Recordaba Chesterton que la Navidad es una guerra sin cuartel: «Las campanas que celebran el nacimiento del Niño suenan como cañonazos». Este sentido guerrero de la Navidad ha sido bobaliconamente eludido, primero por los propios cristianos, que han querido convertirla en una fiesta pánfila y merengosa, olvidando su sentido teológico más profundo; y, por supuesto, este olvido ha sido aprovechado por los falsificadores de la Navidad, que quieren a la gente cloroformizada y pacífica, náufraga en un océano de calma chicha, de sosiego tontorrón, de paz lobotomizada. «Calma», «sosiego», «paz» son las palabras que se repiten, con obstinación maniática, en los letreros luminosos que iluminan la madrileña calle de Velázquez, que son algo así como el ensalmo hipnótico que los falsificadores de la Navidad lanzan a la multitud cretinizada, mientras ellos la celebran a su manera. Y la manera en que la celebran es la misma en que la celebró Herodes.

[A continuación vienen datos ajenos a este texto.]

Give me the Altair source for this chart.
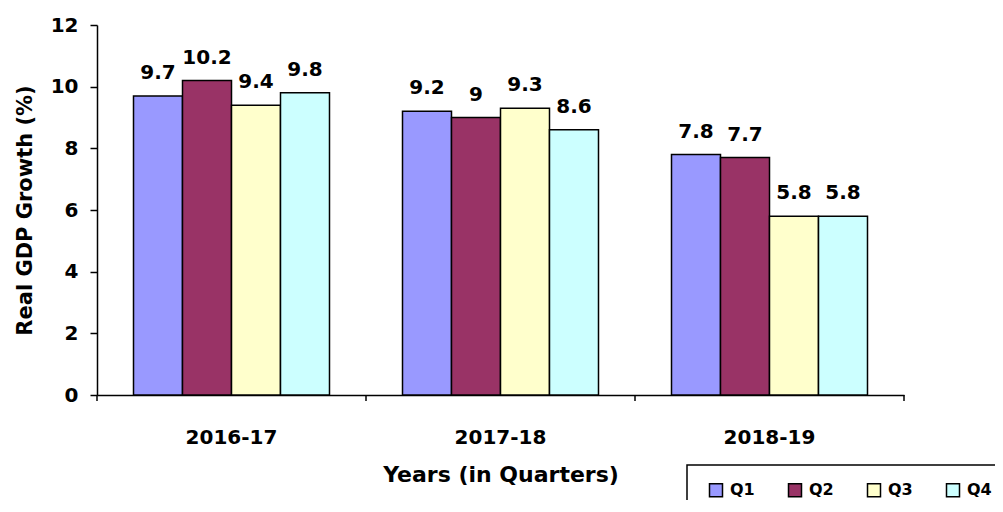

Y es que la Navidad es una subversión del universo; y toda subversión es un trastorno de las jerarquías establecidas. Quien mejor lo entendió fue Herodes, que de repente sintió que los cimientos de su palacio se tambaleaban, removidos por el nacimiento de aquel misterioso rival que había venido a arrebatarle el cetro; y respondió a la provocación con la ira de un monarca desposeído. Pero la ira de Herodes es trasunto de la ira de otro monarca de rango superior, aquel que en el Génesis se nos había pintado bajo la figura de una serpiente. Este monarca disfrutaba de su posesión con pacífico deleite: había conseguido que la criatura predilecta de su enemigo, a la que le había sido concedido el dominio de la Creación, se manchara con los apetitos más sórdidos y despreciables, entregándose a la traición de los nobles ideales que le habían sido esculpidos en el corazón por la mano divina. Y, de repente, esa criatura envilecida por el pecado se convertía en recipiente divino. ¿Cabe concebir mayor subversión? ¡Dios reafirmaba su alianza con el hombre adoptando su figura, Dios se rebajaba a habitar en ese nido de inmundicias que la serpiente creía haber contaminado para siempre! Y, además, no lo hacía bajando en gloria y majestad del cielo, ni adoptando una forma vagamente antropomórfica, como ocurría en las mitologías paganas, sino que se gestaba en el vientre de una mujer, se amamantaba en los pechos de una mujer, se cobijaba aterido e inerme en el regazo de una mujer. La nueva alianza de Dios con el hombre, que se sella en la Cruz, se inicia en el vientre de una mujer; y el vientre de la mujer se convierte, desde entonces, en el epicentro de una guerra sin cuartel que se inicia el día de Navidad y que se mantendrá hasta el fin de los tiempos, cuando la monarquía de la antigua serpiente sea derribada de un soplo: «Pongo eterna enemistad entre ti y la mujer, entre tu descendencia y la suya».
Cada vez que un niño es concebido, se rememora aquella nueva alianza que Dios entabló con los hombres; cada vez que un niño es concebido se tambalean los cimientos del palacio donde mora Herodes. Y la guerra que se declaró en la noche de Navidad, cuando Dios osó arrebatar a su Enemigo un territorio que éste creía conquistado para siempre, es la misma guerra que se sigue desenvolviendo ante nuestros ojos, a poco que apartemos las legañas de la «calma» y el «sosiego» y la «paz» con que los falsificadores de la Navidad pretenden entorpecer nuestra visión. Herodes sigue celebrando la Navidad combatiendo la descendencia de la mujer en su propio vientre; y se vale de leyes inicuas que reafirman su mandato. La guerra de la Navidad se sigue cobrando inocentes; y las campanas que celebran el nacimiento de Dios resuenen en la noche como cañonazos, desafiando el poder de las tinieblas.